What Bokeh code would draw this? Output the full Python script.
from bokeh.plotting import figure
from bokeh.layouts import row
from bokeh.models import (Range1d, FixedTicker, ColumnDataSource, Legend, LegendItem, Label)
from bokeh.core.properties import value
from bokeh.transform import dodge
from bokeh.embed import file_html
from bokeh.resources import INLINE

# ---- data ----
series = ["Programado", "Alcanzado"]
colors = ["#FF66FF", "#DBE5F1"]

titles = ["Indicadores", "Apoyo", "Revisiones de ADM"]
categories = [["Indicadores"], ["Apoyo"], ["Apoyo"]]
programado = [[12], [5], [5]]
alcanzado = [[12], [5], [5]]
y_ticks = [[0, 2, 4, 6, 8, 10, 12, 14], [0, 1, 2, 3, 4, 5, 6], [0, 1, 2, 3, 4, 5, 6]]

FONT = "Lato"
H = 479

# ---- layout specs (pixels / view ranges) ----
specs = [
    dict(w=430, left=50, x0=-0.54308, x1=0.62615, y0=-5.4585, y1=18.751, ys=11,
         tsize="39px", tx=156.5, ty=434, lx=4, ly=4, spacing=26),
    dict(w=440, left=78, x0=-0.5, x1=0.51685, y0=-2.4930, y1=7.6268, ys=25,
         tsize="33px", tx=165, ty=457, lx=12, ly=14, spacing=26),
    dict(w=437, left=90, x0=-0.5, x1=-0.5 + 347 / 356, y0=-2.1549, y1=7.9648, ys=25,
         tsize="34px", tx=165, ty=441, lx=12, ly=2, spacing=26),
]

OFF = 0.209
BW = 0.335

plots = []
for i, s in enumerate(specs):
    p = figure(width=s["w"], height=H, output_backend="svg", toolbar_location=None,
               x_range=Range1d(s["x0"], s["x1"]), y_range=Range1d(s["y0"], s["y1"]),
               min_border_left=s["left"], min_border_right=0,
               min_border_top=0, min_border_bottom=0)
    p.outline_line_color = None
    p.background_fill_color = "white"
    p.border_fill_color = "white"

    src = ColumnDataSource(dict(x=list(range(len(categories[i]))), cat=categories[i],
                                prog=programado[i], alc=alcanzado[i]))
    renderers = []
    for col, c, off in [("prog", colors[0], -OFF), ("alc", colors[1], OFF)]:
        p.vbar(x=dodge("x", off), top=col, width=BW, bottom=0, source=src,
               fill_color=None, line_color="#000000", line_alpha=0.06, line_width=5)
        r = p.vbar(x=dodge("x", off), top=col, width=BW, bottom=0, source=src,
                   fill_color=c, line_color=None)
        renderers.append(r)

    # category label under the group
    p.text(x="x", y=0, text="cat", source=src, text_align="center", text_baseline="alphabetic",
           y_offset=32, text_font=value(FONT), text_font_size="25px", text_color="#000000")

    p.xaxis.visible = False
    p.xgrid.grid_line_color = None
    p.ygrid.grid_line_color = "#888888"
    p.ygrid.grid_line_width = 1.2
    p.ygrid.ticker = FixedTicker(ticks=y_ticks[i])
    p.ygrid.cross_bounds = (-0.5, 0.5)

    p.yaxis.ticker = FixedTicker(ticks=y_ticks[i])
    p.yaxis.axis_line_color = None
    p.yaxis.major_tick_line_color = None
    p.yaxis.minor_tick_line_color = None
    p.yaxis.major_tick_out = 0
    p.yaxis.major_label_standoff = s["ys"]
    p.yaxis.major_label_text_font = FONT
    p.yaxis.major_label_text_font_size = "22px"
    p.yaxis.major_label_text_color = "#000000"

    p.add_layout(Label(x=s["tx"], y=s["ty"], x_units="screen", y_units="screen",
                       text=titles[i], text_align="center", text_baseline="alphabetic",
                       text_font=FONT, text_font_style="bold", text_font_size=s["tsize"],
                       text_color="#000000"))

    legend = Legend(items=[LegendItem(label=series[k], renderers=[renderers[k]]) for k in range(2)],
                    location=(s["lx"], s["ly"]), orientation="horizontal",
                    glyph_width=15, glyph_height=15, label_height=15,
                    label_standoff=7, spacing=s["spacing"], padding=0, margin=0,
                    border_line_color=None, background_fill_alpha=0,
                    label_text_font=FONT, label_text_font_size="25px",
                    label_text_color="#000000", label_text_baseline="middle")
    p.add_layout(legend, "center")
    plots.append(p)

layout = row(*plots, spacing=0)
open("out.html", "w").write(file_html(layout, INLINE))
# # # # #
## What you have to do
Using the data above, reproduce every line exactly.

## Exercise response
What Bokeh code would draw this? Output the full Python script.
from bokeh.plotting import figure
from bokeh.layouts import row
from bokeh.models import (Range1d, FixedTicker, ColumnDataSource, Legend, LegendItem, Label)
from bokeh.core.properties import value
from bokeh.transform import dodge
from bokeh.embed import file_html
from bokeh.resources import INLINE

# ---- data ----
series = ["Programado", "Alcanzado"]
colors = ["#FF66FF", "#DBE5F1"]

titles = ["Indicadores", "Apoyo", "Revisiones de ADM"]
categories = [["Indicadores"], ["Apoyo"], ["Apoyo"]]
programado = [[12], [5], [5]]
alcanzado = [[12], [5], [5]]
y_ticks = [[0, 2, 4, 6, 8, 10, 12, 14], [0, 1, 2, 3, 4, 5, 6], [0, 1, 2, 3, 4, 5, 6]]

FONT = "Lato"
H = 479

# ---- layout specs (pixels / view ranges) ----
specs = [
    dict(w=430, left=50, x0=-0.54308, x1=0.62615, y0=-5.4585, y1=18.751, ys=11,
         tsize="39px", tx=156.5, ty=434, lx=4, ly=4, spacing=26),
    dict(w=440, left=78, x0=-0.5, x1=0.51685, y0=-2.4930, y1=7.6268, ys=25,
         tsize="33px", tx=165, ty=457, lx=12, ly=14, spacing=26),
    dict(w=437, left=90, x0=-0.5, x1=-0.5 + 347 / 356, y0=-2.1549, y1=7.9648, ys=25,
         tsize="34px", tx=165, ty=441, lx=12, ly=2, spacing=26),
]

OFF = 0.209
BW = 0.335

plots = []
for i, s in enumerate(specs):
    p = figure(width=s["w"], height=H, output_backend="svg", toolbar_location=None,
               x_range=Range1d(s["x0"], s["x1"]), y_range=Range1d(s["y0"], s["y1"]),
               min_border_left=s["left"], min_border_right=0,
               min_border_top=0, min_border_bottom=0)
    p.outline_line_color = None
    p.background_fill_color = "white"
    p.border_fill_color = "white"

    src = ColumnDataSource(dict(x=list(range(len(categories[i]))), cat=categories[i],
                                prog=programado[i], alc=alcanzado[i]))
    renderers = []
    for col, c, off in [("prog", colors[0], -OFF), ("alc", colors[1], OFF)]:
        p.vbar(x=dodge("x", off), top=col, width=BW, bottom=0, source=src,
               fill_color=None, line_color="#000000", line_alpha=0.06, line_width=5)
        r = p.vbar(x=dodge("x", off), top=col, width=BW, bottom=0, source=src,
                   fill_color=c, line_color=None)
        renderers.append(r)

    # category label under the group
    p.text(x="x", y=0, text="cat", source=src, text_align="center", text_baseline="alphabetic",
           y_offset=32, text_font=value(FONT), text_font_size="25px", text_color="#000000")

    p.xaxis.visible = False
    p.xgrid.grid_line_color = None
    p.ygrid.grid_line_color = "#888888"
    p.ygrid.grid_line_width = 1.2
    p.ygrid.ticker = FixedTicker(ticks=y_ticks[i])
    p.ygrid.cross_bounds = (-0.5, 0.5)

    p.yaxis.ticker = FixedTicker(ticks=y_ticks[i])
    p.yaxis.axis_line_color = None
    p.yaxis.major_tick_line_color = None
    p.yaxis.minor_tick_line_color = None
    p.yaxis.major_tick_out = 0
    p.yaxis.major_label_standoff = s["ys"]
    p.yaxis.major_label_text_font = FONT
    p.yaxis.major_label_text_font_size = "22px"
    p.yaxis.major_label_text_color = "#000000"

    p.add_layout(Label(x=s["tx"], y=s["ty"], x_units="screen", y_units="screen",
                       text=titles[i], text_align="center", text_baseline="alphabetic",
                       text_font=FONT, text_font_style="bold", text_font_size=s["tsize"],
                       text_color="#000000"))

    legend = Legend(items=[LegendItem(label=series[k], renderers=[renderers[k]]) for k in range(2)],
                    location=(s["lx"], s["ly"]), orientation="horizontal",
                    glyph_width=15, glyph_height=15, label_height=15,
                    label_standoff=7, spacing=s["spacing"], padding=0, margin=0,
                    border_line_color=None, background_fill_alpha=0,
                    label_text_font=FONT, label_text_font_size="25px",
                    label_text_color="#000000", label_text_baseline="middle")
    p.add_layout(legend, "center")
    plots.append(p)

layout = row(*plots, spacing=0)
open("out.html", "w").write(file_html(layout, INLINE))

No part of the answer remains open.